Key design decisions included adopting SQL as the primary interface, separating compute and storage, and embracing open-source standards. SQL democratized access to streaming data, while the separation of compute and storage enabled independent scaling. Embracing open-source standards reduced the maintenance burden and accelerated feature development.
The transition to the new streamhouse architecture followed a carefully planned path, encompassing prototype development, phased migration, and systematic validation. This ensured a smooth transition with minimal disruption to existing systems.
The migration strategy focused on a phased rollout, moving a vertical slice of data rather than the entire system at once. This approach allowed the team to build confidence and identify issues early. The rollout involved selecting a representative use case, re-implementing it on the new stack, shadow-launching the new stack in production, verifying the new deployment, and switching live traffic only after thorough validation.
The migration surfaced several technical challenges, including system integration, performance tuning, and data validation.
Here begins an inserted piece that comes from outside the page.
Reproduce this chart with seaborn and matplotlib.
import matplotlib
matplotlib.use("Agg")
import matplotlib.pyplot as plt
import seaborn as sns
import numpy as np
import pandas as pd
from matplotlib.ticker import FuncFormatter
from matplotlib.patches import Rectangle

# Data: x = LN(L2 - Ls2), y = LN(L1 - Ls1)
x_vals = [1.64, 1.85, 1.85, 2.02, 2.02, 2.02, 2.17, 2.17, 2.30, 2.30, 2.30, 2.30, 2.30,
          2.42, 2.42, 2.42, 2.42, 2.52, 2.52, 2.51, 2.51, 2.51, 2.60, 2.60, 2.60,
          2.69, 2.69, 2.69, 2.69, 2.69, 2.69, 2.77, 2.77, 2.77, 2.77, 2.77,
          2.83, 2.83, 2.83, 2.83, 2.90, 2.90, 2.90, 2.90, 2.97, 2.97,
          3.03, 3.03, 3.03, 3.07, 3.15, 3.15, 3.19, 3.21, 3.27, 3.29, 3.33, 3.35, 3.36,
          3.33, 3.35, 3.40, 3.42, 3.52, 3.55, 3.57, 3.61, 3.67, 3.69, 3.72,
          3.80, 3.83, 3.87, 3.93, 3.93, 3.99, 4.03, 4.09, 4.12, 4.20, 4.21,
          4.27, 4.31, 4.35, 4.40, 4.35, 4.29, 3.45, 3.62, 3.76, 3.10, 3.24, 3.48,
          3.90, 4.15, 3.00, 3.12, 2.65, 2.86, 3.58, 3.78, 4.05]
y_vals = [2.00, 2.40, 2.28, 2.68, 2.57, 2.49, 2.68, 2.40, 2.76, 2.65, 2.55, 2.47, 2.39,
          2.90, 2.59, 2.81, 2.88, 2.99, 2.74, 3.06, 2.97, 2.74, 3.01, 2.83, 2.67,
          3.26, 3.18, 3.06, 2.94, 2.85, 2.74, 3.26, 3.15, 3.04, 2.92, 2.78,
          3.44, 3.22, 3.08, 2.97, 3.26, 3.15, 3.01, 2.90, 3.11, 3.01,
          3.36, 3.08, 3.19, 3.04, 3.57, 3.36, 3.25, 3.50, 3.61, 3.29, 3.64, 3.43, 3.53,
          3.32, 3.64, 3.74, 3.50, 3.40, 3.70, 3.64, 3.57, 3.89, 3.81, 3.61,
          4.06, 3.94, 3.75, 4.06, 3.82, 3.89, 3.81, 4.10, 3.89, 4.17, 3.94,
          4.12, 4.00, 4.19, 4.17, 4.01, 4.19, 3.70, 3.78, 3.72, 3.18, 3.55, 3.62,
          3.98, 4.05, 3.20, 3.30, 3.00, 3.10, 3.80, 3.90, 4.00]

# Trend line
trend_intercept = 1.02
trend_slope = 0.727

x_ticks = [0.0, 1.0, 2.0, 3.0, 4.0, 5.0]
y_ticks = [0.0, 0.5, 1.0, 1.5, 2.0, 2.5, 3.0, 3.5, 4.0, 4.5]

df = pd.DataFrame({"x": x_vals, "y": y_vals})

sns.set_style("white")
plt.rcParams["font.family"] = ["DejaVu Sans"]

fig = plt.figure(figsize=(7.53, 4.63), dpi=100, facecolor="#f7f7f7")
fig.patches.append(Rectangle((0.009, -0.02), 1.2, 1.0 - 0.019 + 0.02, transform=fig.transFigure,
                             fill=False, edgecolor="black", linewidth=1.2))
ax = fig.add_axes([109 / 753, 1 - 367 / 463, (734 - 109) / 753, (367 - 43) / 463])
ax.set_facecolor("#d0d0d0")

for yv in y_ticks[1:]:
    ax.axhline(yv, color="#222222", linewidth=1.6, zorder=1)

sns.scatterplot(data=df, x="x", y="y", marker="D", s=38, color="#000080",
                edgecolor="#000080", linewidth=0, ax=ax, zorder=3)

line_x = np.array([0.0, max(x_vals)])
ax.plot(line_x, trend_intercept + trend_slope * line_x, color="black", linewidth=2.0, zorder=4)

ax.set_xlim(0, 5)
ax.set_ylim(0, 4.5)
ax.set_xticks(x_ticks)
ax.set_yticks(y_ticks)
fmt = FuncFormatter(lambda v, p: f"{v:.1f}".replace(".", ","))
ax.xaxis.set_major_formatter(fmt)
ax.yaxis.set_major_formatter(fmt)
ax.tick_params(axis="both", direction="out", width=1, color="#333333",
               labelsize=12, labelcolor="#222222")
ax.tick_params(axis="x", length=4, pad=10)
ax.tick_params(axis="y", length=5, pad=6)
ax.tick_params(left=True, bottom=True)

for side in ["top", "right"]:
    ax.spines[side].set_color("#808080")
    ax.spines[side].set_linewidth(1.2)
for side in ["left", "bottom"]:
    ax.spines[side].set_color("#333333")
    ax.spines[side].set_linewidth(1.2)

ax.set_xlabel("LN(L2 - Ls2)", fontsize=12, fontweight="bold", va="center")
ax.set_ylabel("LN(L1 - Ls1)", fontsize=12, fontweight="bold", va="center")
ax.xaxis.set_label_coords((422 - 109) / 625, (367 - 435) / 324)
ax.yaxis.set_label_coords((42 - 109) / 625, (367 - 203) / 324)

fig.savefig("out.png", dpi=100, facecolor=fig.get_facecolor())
Comprehensive monitoring was developed to track end-to-end latencies, and automated alerting was implemented to detect any degradation in performance. Data validation was particularly challenging, requiring custom tooling to verify ordering guarantees and data integrity.
The implementation delivered transformative results, including a simplified streaming stack, fine-grained access management, and built-in data management features. The transition also promises reduced operational costs and enhanced troubleshooting capabilities.
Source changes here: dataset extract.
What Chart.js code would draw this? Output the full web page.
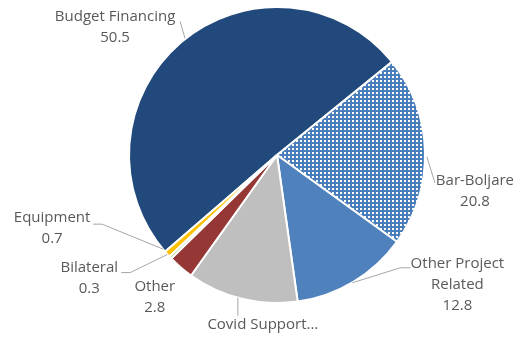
<!DOCTYPE html>
<html lang="en">
<head>
    <meta charset="UTF-8">
    <title>Financing Breakdown</title>
    <script src="https://cdn.jsdelivr.net/npm/chart.js"></script>
    <style>
        html, body { margin: 0; padding: 0; background: #fff; }
        #wrap { width: 513px; height: 337px; }
    </style>
</head>
<body>
<div id="wrap"><canvas id="pieChart" width="513" height="337"></canvas></div>

<script>
    // Slice data
    const categories = ['Budget Financing', 'Bar-Boljare', 'Other Project Related',
                        'Covid Support', 'Other', 'Bilateral', 'Equipment'];
    const values = [50.5, 20.8, 12.8, 12.1, 2.8, 0.3, 0.7];
    // Text shown next to each slice (Covid label is cut short, without value)
    const labelLines = [
        ['Budget Financing', '50.5'],
        ['Bar-Boljare', '20.8'],
        ['Other Project', 'Related', '12.8'],
        ['Covid Support...'],
        ['Other', '2.8'],
        ['Bilateral', '0.3'],
        ['Equipment', '0.7']
    ];

    // Dotted fill for the Bar-Boljare slice
    function dotPattern(base) {
        const c = document.createElement('canvas');
        c.width = 4; c.height = 4;
        const g = c.getContext('2d');
        g.fillStyle = base;
        g.fillRect(0, 0, 4, 4);
        g.fillStyle = '#ffffff';
        g.fillRect(0, 0, 2, 2);
        return g.createPattern(c, 'repeat');
    }
    const ctx = document.getElementById('pieChart').getContext('2d');
    const sliceColors = ['#21497c', dotPattern('#4a7ebb'), '#4f81bd', '#bfbfbf',
                         '#953735', '#9bbb59', '#ffc000'];

    // Where each label sits, measured from the slice's outer mid point
    const labelPlacement = [
        { text: [-67, -14.5], lead: [[3, -3], [-2, -20]] },
        { text: [50, 40], lead: [[2, 6], [10, 32]] },
        { text: [104, 3], lead: [[-1, 1], [47, -14], [57, -14]] },
        { text: [21, 26], lead: [[-4, -1], [-4, 17]] },
        { text: [-26, 30], lead: [] },
        { text: [-81, 21], lead: [[-3, -3], [-40, 15], [-49, 15]] },
        { text: [-115, -25.5], lead: [[-4, -5], [-65, -30], [-74, -30]] }
    ];

    const sliceLabels = {
        id: 'sliceLabels',
        afterDatasetsDraw(chart) {
            const c = chart.ctx;
            const arcs = chart.getDatasetMeta(0).data;
            c.save();
            c.font = '15px "Open Sans", sans-serif';
            c.fillStyle = '#595959';
            c.textAlign = 'center';
            c.textBaseline = 'middle';
            c.strokeStyle = '#a6a6a6';
            c.lineWidth = 1;
            arcs.forEach((arc, i) => {
                const p = arc.getProps(['x', 'y', 'startAngle', 'endAngle', 'outerRadius'], true);
                const mid = (p.startAngle + p.endAngle) / 2;
                const ex = p.x + Math.cos(mid) * p.outerRadius;
                const ey = p.y + Math.sin(mid) * p.outerRadius;
                const place = labelPlacement[i];
                if (place.lead.length) {
                    c.beginPath();
                    place.lead.forEach(([dx, dy], k) => {
                        if (k === 0) c.moveTo(ex + dx, ey + dy);
                        else c.lineTo(ex + dx, ey + dy);
                    });
                    c.stroke();
                }
                const lines = labelLines[i];
                const lh = 21;
                const tx = ex + place.text[0];
                const ty = ey + place.text[1] - (lines.length - 1) * lh / 2;
                lines.forEach((t, k) => c.fillText(t, tx, ty + k * lh));
            });
            c.restore();
        }
    };

    new Chart(ctx, {
        type: 'pie',
        data: {
            labels: categories,
            datasets: [{
                data: values,
                backgroundColor: sliceColors,
                borderColor: '#ffffff',
                borderWidth: 2,
                hoverOffset: 0
            }]
        },
        options: {
            responsive: false,
            animation: false,
            rotation: -130.8,
            radius: 148,
            layout: { padding: { left: 129, right: 88, top: 7, bottom: 34 } },
            plugins: {
                legend: { display: false },
                tooltip: { enabled: false }
            }
        },
        plugins: [sliceLabels]
    });
</script>
</body>
</html>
The transformation yielded valuable insights about both technical implementation and organizational change management. These lessons can benefit others undertaking similar modernization efforts.
Choosing battle-tested open-source solutions like Apache Paimon and Flink CDC proved wise. SQL interfaces democratized access to streaming data, and the separation of storage and compute unlocked cost savings and operational flexibility.
A phased migration reduced risk, and backward compatibility enabled progress. Investing in learning new technologies paid dividends through increased productivity and reduced operational burden.
Yelp’s transformation to a streaming lakehouse architecture has revolutionized its data infrastructure, delivering impressive results across multiple dimensions. By leveraging S3 and Amazon MSK, the company reduced analytics data latencies from 18 hours to just minutes while cutting storage costs by 80%. The migration also simplified the architecture, reducing maintenance overhead and improving reliability.
For organizations facing similar challenges, Yelp encourages exploring the streamhouse approach, particularly those leveraging cloud services and open-source technologies like Apache Paimon. Security best practices should be leveraged when implementing your solution.